In exchange for the bribes, witnesses testified, the Zetas were protected as they took over the state of Coahuila, which borders Texas from just west of Laredo to the Big Bend region. Witnesses said state police helped gang leaders evade federal authorities, the gang was able to invest in construction and coal mining and the Zetas took control of state jails, where they had freedom to carry out an array of crimes.
Gee wiz - if there was some way to block the border so they could not cross - like a wall or something. Makes me really wonder why our legislators do not build the wall. Who is paying them off...

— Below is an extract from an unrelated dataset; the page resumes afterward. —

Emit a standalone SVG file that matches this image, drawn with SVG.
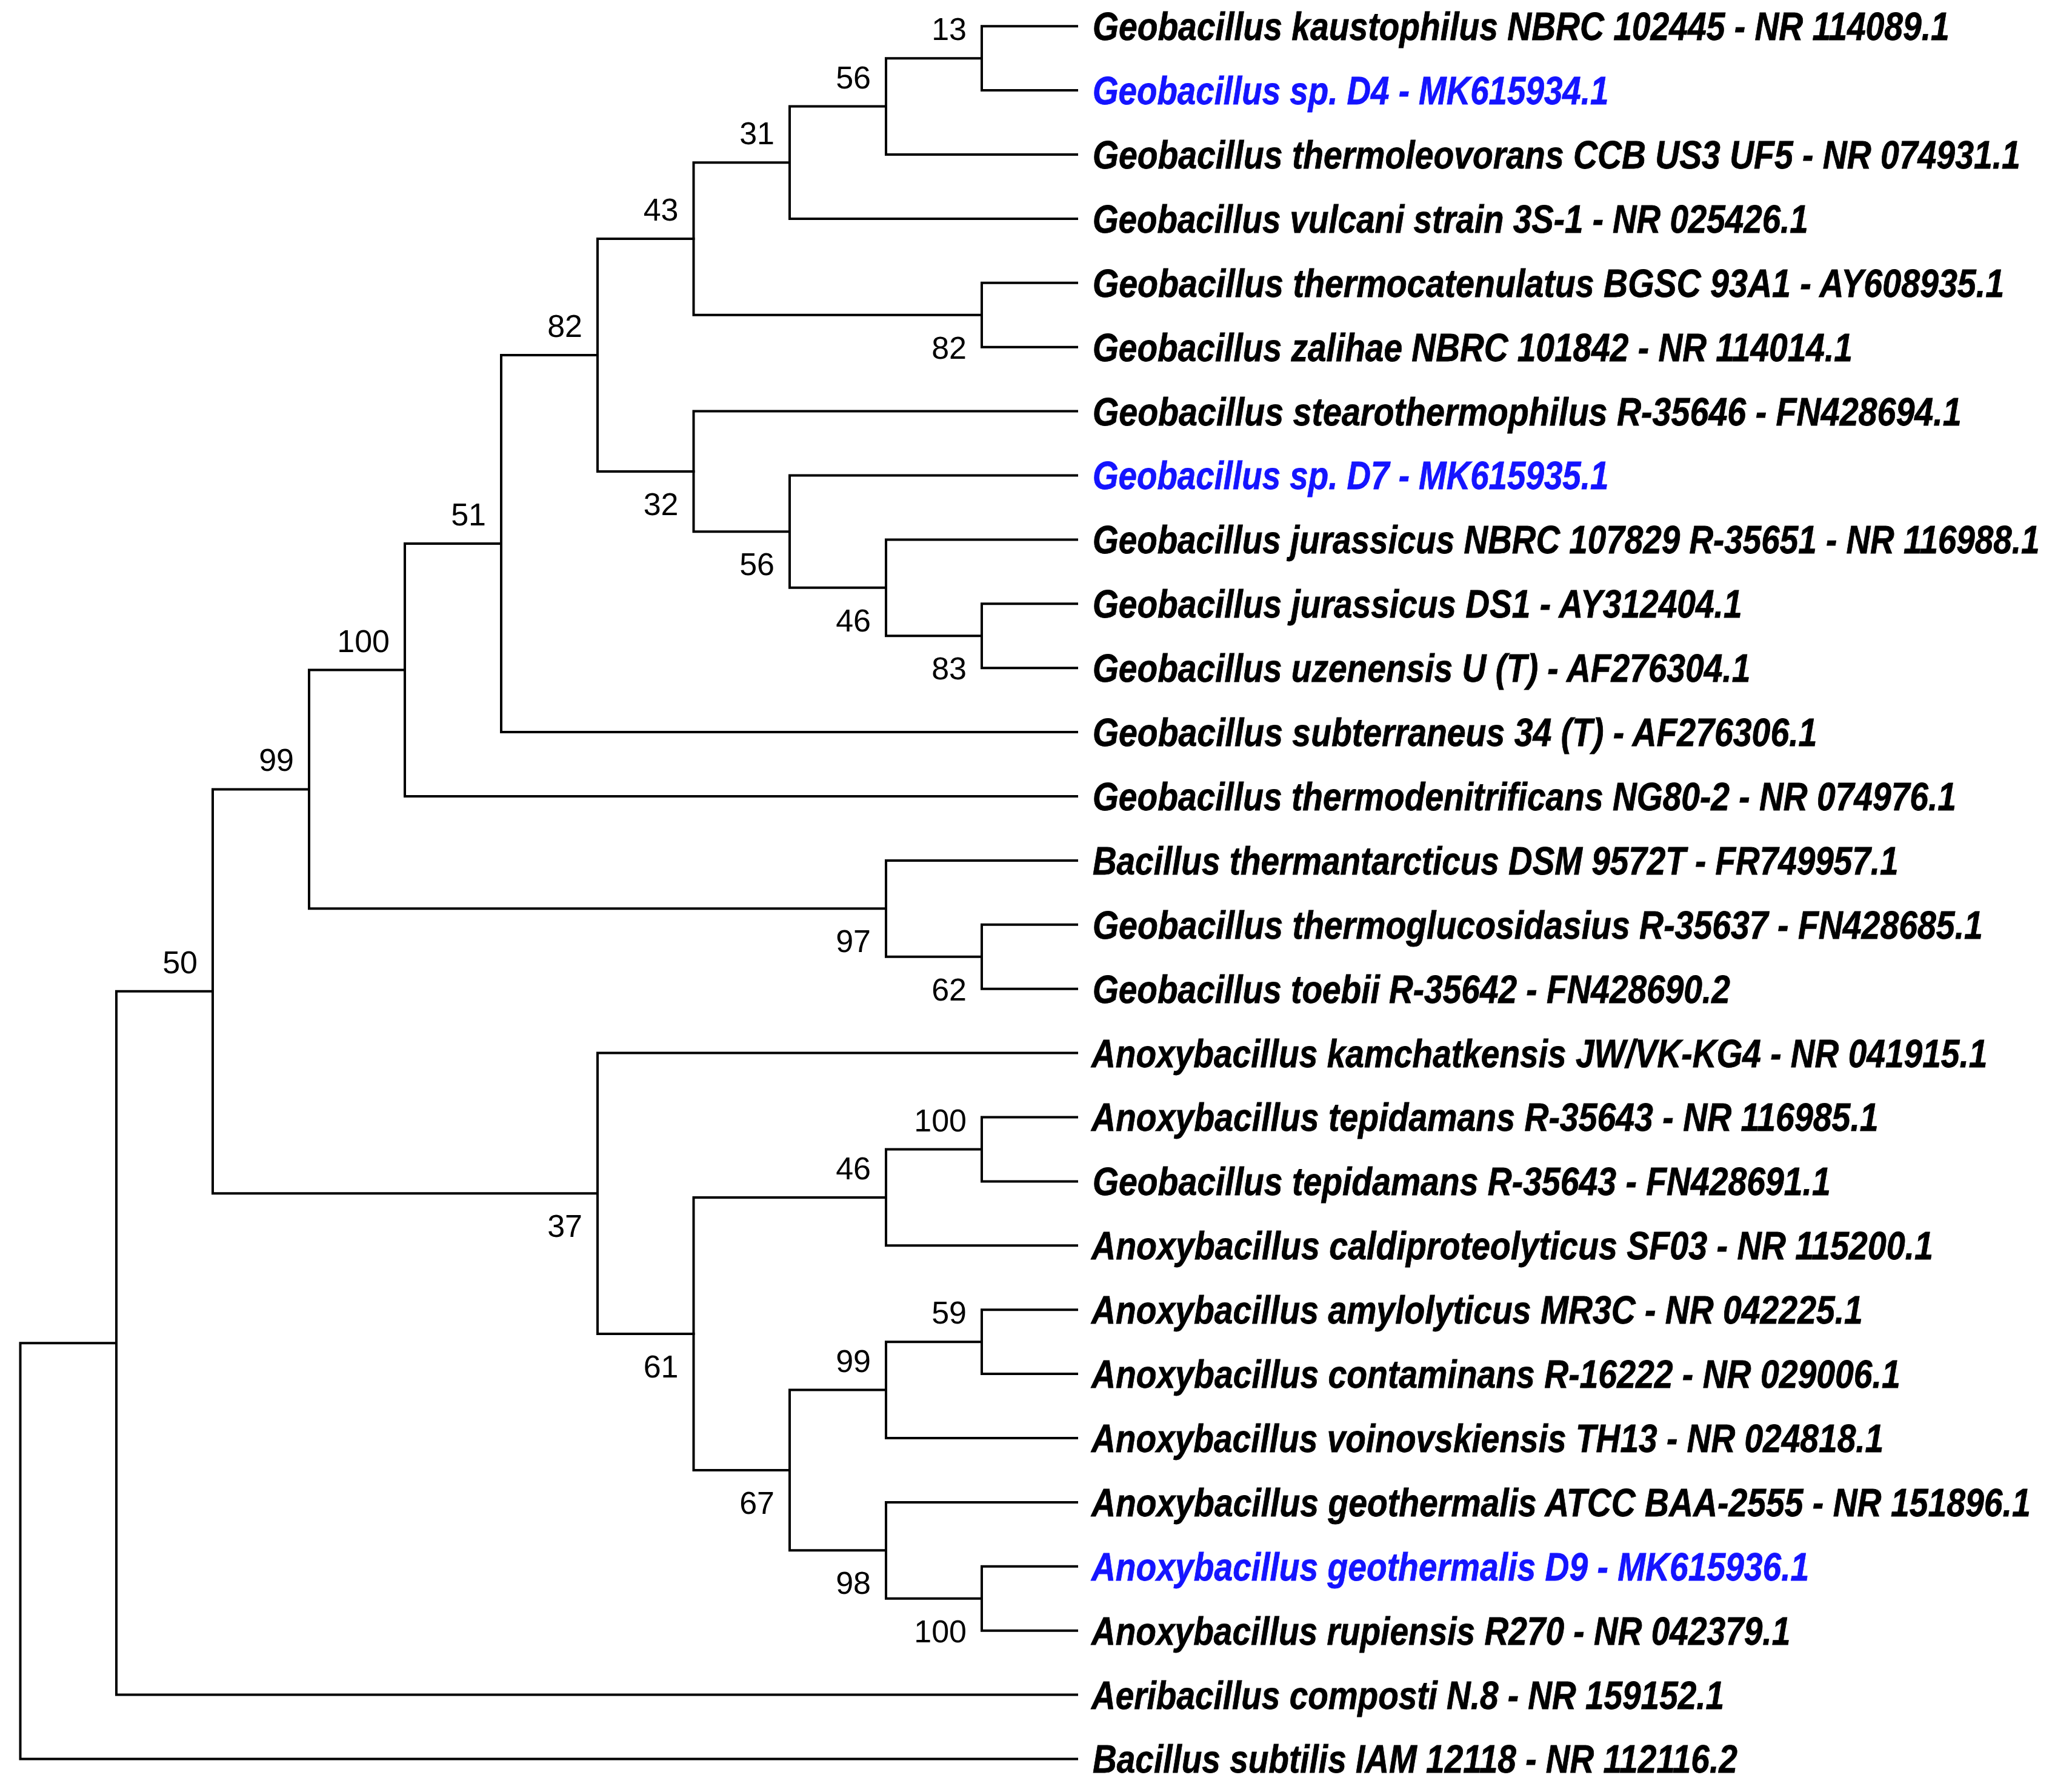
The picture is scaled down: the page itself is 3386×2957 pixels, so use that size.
<svg xmlns="http://www.w3.org/2000/svg" width="3386" height="2957" viewBox="0 0 3386 2957">
<style>
.br{fill:none;stroke:#000;stroke-width:4;stroke-linejoin:miter;stroke-linecap:square}
.bs{font-family:"Liberation Sans",Arial,sans-serif;font-size:52px;fill:#000;text-anchor:end}
.lf{font-family:"Liberation Sans",Arial,sans-serif;font-size:64px;font-weight:bold;font-style:italic;fill:#000;stroke:#000;stroke-width:0.8}
.lf .q{fill:#1414ff;stroke:#1414ff}
</style>
<rect width="3386" height="2957" fill="#fff"/>
<g id="connectors" class="br">
<path d="M1777 43.2H1620V149.1H1777"/>
<path d="M1620 96.15H1462V255H1777"/>
<path d="M1462 175.6H1303V360.9H1777"/>
<path d="M1777 466.8H1620V572.7H1777"/>
<path d="M1303 268.25H1144.5V519.75H1620"/>
<path d="M1777 996.3H1620V1102.2H1777"/>
<path d="M1777 890.4H1462V1049.25H1620"/>
<path d="M1777 784.5H1303V969.8H1462"/>
<path d="M1777 678.6H1144.5V877.15H1303"/>
<path d="M1144.5 394H986V777.9H1144.5"/>
<path d="M986 585.95H827V1208.1H1777"/>
<path d="M827 897H668V1314H1777"/>
<path d="M1777 1525.8H1620V1631.7H1777"/>
<path d="M1777 1419.9H1462V1578.75H1620"/>
<path d="M668 1105.5H510V1499.3H1462"/>
<path d="M1777 1843.5H1620V1949.4H1777"/>
<path d="M1620 1896.45H1462V2055.3H1777"/>
<path d="M1777 2161.2H1620V2267.1H1777"/>
<path d="M1620 2214.15H1462V2373H1777"/>
<path d="M1777 2584.8H1620V2690.7H1777"/>
<path d="M1777 2478.9H1462V2637.75H1620"/>
<path d="M1462 2293.6H1303V2558.3H1462"/>
<path d="M1462 1975.9H1144.5V2425.95H1303"/>
<path d="M1777 1737.6H986V2200.9H1144.5"/>
<path d="M510 1302.4H351V1969.25H986"/>
<path d="M351 1635.8H192V2796.6H1777"/>
<path d="M192 2216.2H33.5V2902.5H1777"/>
</g>
<g id="bootstrap" class="bs">
<g id="n13"><text x="1595" y="66">13</text></g>
<g id="n56a"><text x="1437" y="145.6">56</text></g>
<g id="n31"><text x="1278" y="238">31</text></g>
<g id="n43"><text x="1119.5" y="364">43</text></g>
<g id="n82b"><text x="1595" y="591.7">82</text></g>
<g id="n82a"><text x="961" y="556">82</text></g>
<g id="n32"><text x="1119.5" y="850">32</text></g>
<g id="n56b"><text x="1278" y="949">56</text></g>
<g id="n46a"><text x="1437" y="1042">46</text></g>
<g id="n83"><text x="1595" y="1121">83</text></g>
<g id="n51"><text x="802" y="867">51</text></g>
<g id="n100a"><text x="643" y="1075.5">100</text></g>
<g id="n99a"><text x="485" y="1272.4">99</text></g>
<g id="n97"><text x="1437" y="1571">97</text></g>
<g id="n62"><text x="1595" y="1651">62</text></g>
<g id="n50"><text x="326" y="1606">50</text></g>
<g id="n37"><text x="961" y="2041">37</text></g>
<g id="n100b"><text x="1595" y="1866.5">100</text></g>
<g id="n46b"><text x="1437" y="1946">46</text></g>
<g id="n61"><text x="1119.5" y="2273">61</text></g>
<g id="n59"><text x="1595" y="2184">59</text></g>
<g id="n99b"><text x="1437" y="2264">99</text></g>
<g id="n67"><text x="1278" y="2498">67</text></g>
<g id="n98"><text x="1437" y="2630">98</text></g>
<g id="n100c"><text x="1595" y="2710">100</text></g>
</g>
<g id="leaves" class="lf" transform="scale(0.86 1)">
<g id="leaf0"><text x="2096.5" y="66.2" textLength="1644" lengthAdjust="spacingAndGlyphs">Geobacillus kaustophilus NBRC 102445 - NR 114089.1</text></g>
<g id="leaf1"><text class="q" x="2096.5" y="172.1" textLength="990" lengthAdjust="spacingAndGlyphs">Geobacillus sp. D4 - MK615934.1</text></g>
<g id="leaf2"><text x="2096.5" y="278" textLength="1780" lengthAdjust="spacingAndGlyphs">Geobacillus thermoleovorans CCB US3 UF5 - NR 074931.1</text></g>
<g id="leaf3"><text x="2096.5" y="383.9" textLength="1373" lengthAdjust="spacingAndGlyphs">Geobacillus vulcani strain 3S-1 - NR 025426.1</text></g>
<g id="leaf4"><text x="2096.5" y="489.8" textLength="1749" lengthAdjust="spacingAndGlyphs">Geobacillus thermocatenulatus BGSC 93A1 - AY608935.1</text></g>
<g id="leaf5"><text x="2096.5" y="595.7" textLength="1458" lengthAdjust="spacingAndGlyphs">Geobacillus zalihae NBRC 101842 - NR 114014.1</text></g>
<g id="leaf6"><text x="2096.5" y="701.6" textLength="1667" lengthAdjust="spacingAndGlyphs">Geobacillus stearothermophilus R-35646 - FN428694.1</text></g>
<g id="leaf7"><text class="q" x="2096.5" y="807.5" textLength="990" lengthAdjust="spacingAndGlyphs">Geobacillus sp. D7 - MK615935.1</text></g>
<g id="leaf8"><text x="2096.5" y="913.4" textLength="1817" lengthAdjust="spacingAndGlyphs">Geobacillus jurassicus NBRC 107829 R-35651 - NR 116988.1</text></g>
<g id="leaf9"><text x="2096.5" y="1019.3" textLength="1246" lengthAdjust="spacingAndGlyphs">Geobacillus jurassicus DS1 - AY312404.1</text></g>
<g id="leaf10"><text x="2096.5" y="1125.2" textLength="1262" lengthAdjust="spacingAndGlyphs">Geobacillus uzenensis U (T) - AF276304.1</text></g>
<g id="leaf11"><text x="2096.5" y="1231.1" textLength="1390" lengthAdjust="spacingAndGlyphs">Geobacillus subterraneus 34 (T) - AF276306.1</text></g>
<g id="leaf12"><text x="2096.5" y="1337" textLength="1657" lengthAdjust="spacingAndGlyphs">Geobacillus thermodenitrificans NG80-2 - NR 074976.1</text></g>
<g id="leaf13"><text x="2096.5" y="1442.9" textLength="1546" lengthAdjust="spacingAndGlyphs">Bacillus thermantarcticus DSM 9572T - FR749957.1</text></g>
<g id="leaf14"><text x="2096.5" y="1548.8" textLength="1708" lengthAdjust="spacingAndGlyphs">Geobacillus thermoglucosidasius R-35637 - FN428685.1</text></g>
<g id="leaf15"><text x="2096.5" y="1654.7" textLength="1223" lengthAdjust="spacingAndGlyphs">Geobacillus toebii R-35642 - FN428690.2</text></g>
<g id="leaf16"><text x="2094.2" y="1760.6" textLength="1719" lengthAdjust="spacingAndGlyphs">Anoxybacillus kamchatkensis JW/VK-KG4 - NR 041915.1</text></g>
<g id="leaf17"><text x="2094.2" y="1866.5" textLength="1510" lengthAdjust="spacingAndGlyphs">Anoxybacillus tepidamans R-35643 - NR 116985.1</text></g>
<g id="leaf18"><text x="2096.5" y="1972.4" textLength="1416" lengthAdjust="spacingAndGlyphs">Geobacillus tepidamans R-35643 - FN428691.1</text></g>
<g id="leaf19"><text x="2094.2" y="2078.3" textLength="1615" lengthAdjust="spacingAndGlyphs">Anoxybacillus caldiproteolyticus SF03 - NR 115200.1</text></g>
<g id="leaf20"><text x="2094.2" y="2184.2" textLength="1480" lengthAdjust="spacingAndGlyphs">Anoxybacillus amylolyticus MR3C - NR 042225.1</text></g>
<g id="leaf21"><text x="2094.2" y="2290.1" textLength="1552" lengthAdjust="spacingAndGlyphs">Anoxybacillus contaminans R-16222 - NR 029006.1</text></g>
<g id="leaf22"><text x="2094.2" y="2396" textLength="1520" lengthAdjust="spacingAndGlyphs">Anoxybacillus voinovskiensis TH13 - NR 024818.1</text></g>
<g id="leaf23"><text x="2094.2" y="2501.9" textLength="1802" lengthAdjust="spacingAndGlyphs">Anoxybacillus geothermalis ATCC BAA-2555 - NR 151896.1</text></g>
<g id="leaf24"><text class="q" x="2094.2" y="2607.8" textLength="1377" lengthAdjust="spacingAndGlyphs">Anoxybacillus geothermalis D9 - MK615936.1</text></g>
<g id="leaf25"><text x="2094.2" y="2713.7" textLength="1341" lengthAdjust="spacingAndGlyphs">Anoxybacillus rupiensis R270 - NR 042379.1</text></g>
<g id="leaf26"><text x="2094.2" y="2819.6" textLength="1214" lengthAdjust="spacingAndGlyphs">Aeribacillus composti N.8 - NR 159152.1</text></g>
<g id="leaf27"><text x="2096.5" y="2925.5" textLength="1237" lengthAdjust="spacingAndGlyphs">Bacillus subtilis IAM 12118 - NR 112116.2</text></g>
</g>
</svg>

And then, we have stories like this one - also from My San Antonio:
San Antonio man freed by Obama pleads guilty to another drug charge
A San Antonio man who was freed from life in prison by President Barack Obama pleaded guilty Thursday to another drug charge he received after crashing his car while fleeing from officers.
Robert M. Gill, 68, whose life sentence for cocaine and heroin distribution conspiracy was commuted by Obama in 2015, was profiled last year in the San Antonio Express-News about his readjustment to life on the outside.
And what led up to the car crash:
In February, back in San Antonio, he picked up a backpack with a kilo of cocaine at a supermarket parking lot on the West Side from a confidential source working with Homeland Security Investigations. Gill sped away from Bexar County sheriff’s deputies who tried to pull him over, crashing into another car at Callaghan and Bandera roads, said Assistant U.S. Attorney Bettina Richardson.
A kilo is not a personal stash - this is possession with intent to sell. Lock him away and throw away the key.